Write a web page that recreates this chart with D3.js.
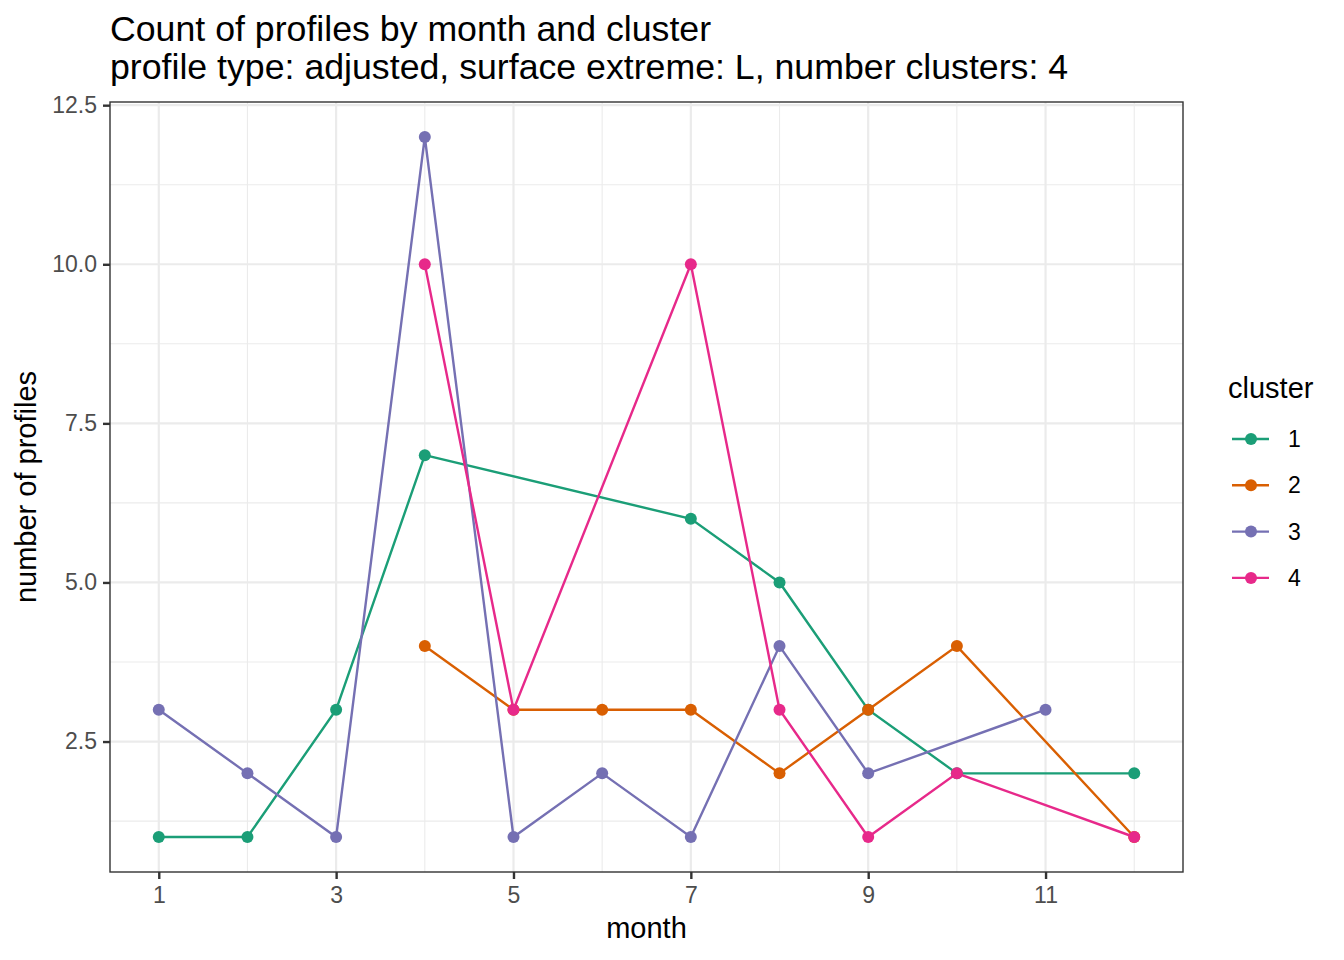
<!DOCTYPE html>
<html>
<head>
<meta charset="utf-8">
<script src="https://cdn.jsdelivr.net/npm/d3@7"></script>
<style>
  body { margin: 0; background: #fff; }
  svg text { font-family: "Liberation Sans", Arial, sans-serif; }
</style>
</head>
<body>
<svg id="chart"></svg>
<script>
// data
var clusters = ["1", "2", "3", "4"];
var colors = ["#1b9e77", "#d95f02", "#7570b3", "#e7298a"];
var months1 = [1, 2, 3, 4, 7, 8, 9, 10, 12];
var counts1 = [1, 1, 3, 7, 6, 5, 3, 2, 2];
var months2 = [4, 5, 6, 7, 8, 9, 10, 12];
var counts2 = [4, 3, 3, 3, 2, 3, 4, 1];
var months3 = [1, 2, 3, 4, 5, 6, 7, 8, 9, 11];
var counts3 = [3, 2, 1, 12, 1, 2, 1, 4, 2, 3];
var months4 = [4, 5, 7, 8, 9, 10, 12];
var counts4 = [10, 3, 10, 3, 1, 2, 1];
var xTicks = [1, 3, 5, 7, 9, 11];
var xMinor = [2, 4, 6, 8, 10, 12];
var yTicks = [2.5, 5.0, 7.5, 10.0, 12.5];
var yMinor = [1.25, 3.75, 6.25, 8.75, 11.25];

var series = [
  {key: clusters[0], months: months1, counts: counts1},
  {key: clusters[1], months: months2, counts: counts2},
  {key: clusters[2], months: months3, counts: counts3},
  {key: clusters[3], months: months4, counts: counts4}
];

var W = 1344, H = 960;
var panel = {left: 110, right: 1183, top: 102, bottom: 872};

var svg = d3.select("#chart").attr("width", W).attr("height", H);

var x = d3.scaleLinear().domain([0.45, 12.55]).range([panel.left, panel.right]);
var y = d3.scaleLinear().domain([0.45, 12.55]).range([panel.bottom, panel.top]);
var color = d3.scaleOrdinal().domain(clusters).range(colors);

// grid
var grid = svg.append("g");
grid.selectAll(".ymin").data(yMinor).enter().append("line")
  .attr("x1", panel.left).attr("x2", panel.right)
  .attr("y1", function(d){ return y(d); }).attr("y2", function(d){ return y(d); })
  .attr("stroke", "#ebebeb").attr("stroke-width", 1.1);
grid.selectAll(".xmin").data(xMinor).enter().append("line")
  .attr("y1", panel.top).attr("y2", panel.bottom)
  .attr("x1", function(d){ return x(d); }).attr("x2", function(d){ return x(d); })
  .attr("stroke", "#ebebeb").attr("stroke-width", 1.1);
grid.selectAll(".ymaj").data(yTicks).enter().append("line")
  .attr("x1", panel.left).attr("x2", panel.right)
  .attr("y1", function(d){ return y(d); }).attr("y2", function(d){ return y(d); })
  .attr("stroke", "#ebebeb").attr("stroke-width", 2.2);
grid.selectAll(".xmaj").data(xTicks).enter().append("line")
  .attr("y1", panel.top).attr("y2", panel.bottom)
  .attr("x1", function(d){ return x(d); }).attr("x2", function(d){ return x(d); })
  .attr("stroke", "#ebebeb").attr("stroke-width", 2.2);

// lines and points
var line = d3.line()
  .x(function(d){ return x(d[0]); })
  .y(function(d){ return y(d[1]); });

series.forEach(function(s){
  var pts = s.months.map(function(m, i){ return [m, s.counts[i]]; });
  svg.append("path")
    .datum(pts)
    .attr("d", line)
    .attr("fill", "none")
    .attr("stroke", color(s.key))
    .attr("stroke-width", 2.4);
  svg.append("g").selectAll("circle")
    .data(pts).enter().append("circle")
    .attr("cx", function(d){ return x(d[0]); })
    .attr("cy", function(d){ return y(d[1]); })
    .attr("r", 6)
    .attr("fill", color(s.key));
});

// panel border
svg.append("rect")
  .attr("x", panel.left).attr("y", panel.top)
  .attr("width", panel.right - panel.left).attr("height", panel.bottom - panel.top)
  .attr("fill", "none").attr("stroke", "#333333").attr("stroke-width", 1.4);

// axes
var xAxis = svg.append("g")
  .attr("transform", "translate(0," + panel.bottom + ")")
  .call(d3.axisBottom(x).tickValues(xTicks).tickSize(7).tickPadding(8).tickFormat(d3.format("d")));
var yAxis = svg.append("g")
  .attr("transform", "translate(" + panel.left + ",0)")
  .call(d3.axisLeft(y).tickValues(yTicks).tickSize(7).tickPadding(6).tickFormat(d3.format(".1f")));
[xAxis, yAxis].forEach(function(a){
  a.select(".domain").remove();
  a.selectAll(".tick line").attr("stroke", "#333333").attr("stroke-width", 2.4);
  a.selectAll(".tick text").attr("fill", "#4d4d4d")
    .style("font-size", "23px").style("font-family", "Liberation Sans, Arial, sans-serif");
});

// axis titles
svg.append("text")
  .attr("x", (panel.left + panel.right) / 2).attr("y", 938)
  .attr("text-anchor", "middle").style("font-size", "29px")
  .text("month");
svg.append("text")
  .attr("transform", "translate(36," + ((panel.top + panel.bottom) / 2) + ") rotate(-90)")
  .attr("text-anchor", "middle").style("font-size", "29px")
  .text("number of profiles");

// title
svg.append("text").attr("x", 110).attr("y", 41)
  .style("font-size", "35.7px").text("Count of profiles by month and cluster");
svg.append("text").attr("x", 110).attr("y", 79)
  .style("font-size", "35.7px").text("profile type: adjusted, surface extreme: L, number clusters: 4");

// legend
var legend = svg.append("g");
legend.append("text").attr("x", 1228).attr("y", 398)
  .style("font-size", "29px").text("cluster");
var items = legend.selectAll(".item").data(clusters).enter().append("g")
  .attr("transform", function(d, i){ return "translate(0," + (439 + i * 46.3) + ")"; });
items.append("line")
  .attr("x1", 1232).attr("x2", 1269).attr("y1", 0).attr("y2", 0)
  .attr("stroke", function(d){ return color(d); }).attr("stroke-width", 2.4);
items.append("circle")
  .attr("cx", 1251).attr("cy", 0).attr("r", 6)
  .attr("fill", function(d){ return color(d); });
items.append("text")
  .attr("x", 1288).attr("y", 8)
  .style("font-size", "23px").text(function(d){ return d; });
</script>
</body>
</html>
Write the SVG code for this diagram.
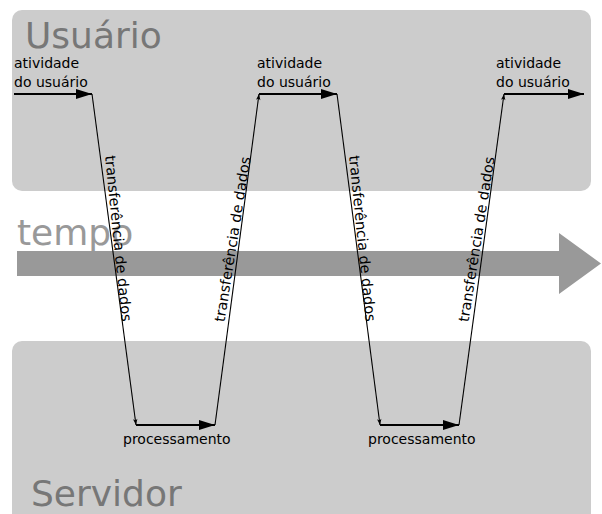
<svg xmlns="http://www.w3.org/2000/svg" width="602" height="514" viewBox="0 0 602 514">
  <style>
    .lane { fill: #cccccc; }
    .lane-title { font-family: "DejaVu Sans", "Liberation Sans", sans-serif; font-size: 36px; fill: #777777; }
    .axis-title { font-family: "DejaVu Sans", "Liberation Sans", sans-serif; font-size: 36px; fill: #999999; }
    .label { font-family: "DejaVu Sans", "Liberation Sans", sans-serif; font-size: 14px; fill: #000000; }
    .transfer-label { font-family: "DejaVu Sans", "Liberation Sans", sans-serif; font-size: 14.5px; fill: #000000; text-anchor: middle; }
    .step { stroke: #000000; stroke-width: 2; fill: none; marker-end: url(#head-big); }
    .transfer { stroke: #000000; stroke-width: 1.1; fill: none; marker-end: url(#head-small); }
  </style>
  <defs>
    <marker id="head-big" markerUnits="userSpaceOnUse" viewBox="-17 -6 18 12" refX="0" refY="0" markerWidth="18" markerHeight="12" orient="auto">
      <path d="M0,0 L-16,-5 L-16,5 Z" fill="#000000"/>
    </marker>
    <marker id="head-small" markerUnits="userSpaceOnUse" viewBox="-7 -4 8 8" refX="0" refY="0" markerWidth="8" markerHeight="8" orient="auto">
      <path d="M0,0 L-6,-2.2 L-4.5,0 L-6,2.2 Z" fill="#000000"/>
    </marker>
  </defs>

  <!-- client lane -->
  <g id="usuario">
    <rect class="lane" x="12" y="10" width="579" height="181" rx="10" ry="10"/>
    <text class="lane-title" x="25" y="48">Usuário</text>
  </g>

  <!-- server lane -->
  <g id="servidor">
    <rect class="lane" x="12" y="341" width="579" height="190" rx="10" ry="10"/>
    <text class="lane-title" x="31" y="506">Servidor</text>
  </g>

  <!-- time axis -->
  <g id="tempo">
    <path d="M17,251 L559,251 L559,233 L601,263.5 L559,294 L559,276 L17,276 Z" fill="#999999"/>
    <text class="axis-title" x="17" y="245">tempo</text>
  </g>

  <!-- activity labels -->
  <g id="atividade-1">
    <text class="label" x="14" y="68">atividade</text>
    <text class="label" x="14" y="87">do usuário</text>
  </g>
  <g id="atividade-2">
    <text class="label" x="257" y="68">atividade</text>
    <text class="label" x="257" y="87">do usuário</text>
  </g>
  <g id="atividade-3">
    <text class="label" x="496" y="68">atividade</text>
    <text class="label" x="496" y="87">do usuário</text>
  </g>
  <g id="processamento-1">
    <text class="label" x="123" y="444">processamento</text>
  </g>
  <g id="processamento-2">
    <text class="label" x="368" y="444">processamento</text>
  </g>

  <!-- connectors -->
  <g id="connectors">
    <line class="step" x1="14" y1="94" x2="92" y2="94"/>
    <line class="transfer" x1="92" y1="94" x2="136" y2="425"/>
    <line class="step" x1="136" y1="425" x2="215" y2="425"/>
    <line class="transfer" x1="215" y1="425" x2="259" y2="94"/>
    <line class="step" x1="259" y1="94" x2="337" y2="94"/>
    <line class="transfer" x1="337" y1="94" x2="380" y2="425"/>
    <line class="step" x1="380" y1="425" x2="459" y2="425"/>
    <line class="transfer" x1="459" y1="425" x2="504" y2="94"/>
    <line class="step" x1="504" y1="94" x2="584" y2="94"/>

    <!-- labels running along the transfer lines -->
    <text class="transfer-label" transform="translate(113.4,239) rotate(84.2)">transferência de dados</text>
    <text class="transfer-label" transform="translate(237.5,240) rotate(-81)">transferência de dados</text>
    <text class="transfer-label" transform="translate(357.4,239) rotate(84.2)">transferência de dados</text>
    <text class="transfer-label" transform="translate(481.5,240) rotate(-81)">transferência de dados</text>
  </g>
</svg>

**To do**
Copy each line above that contains the string "this".

**Correct output**
Write a web page that recreates this chart with D3.js.
Write the SVG code for this diagram.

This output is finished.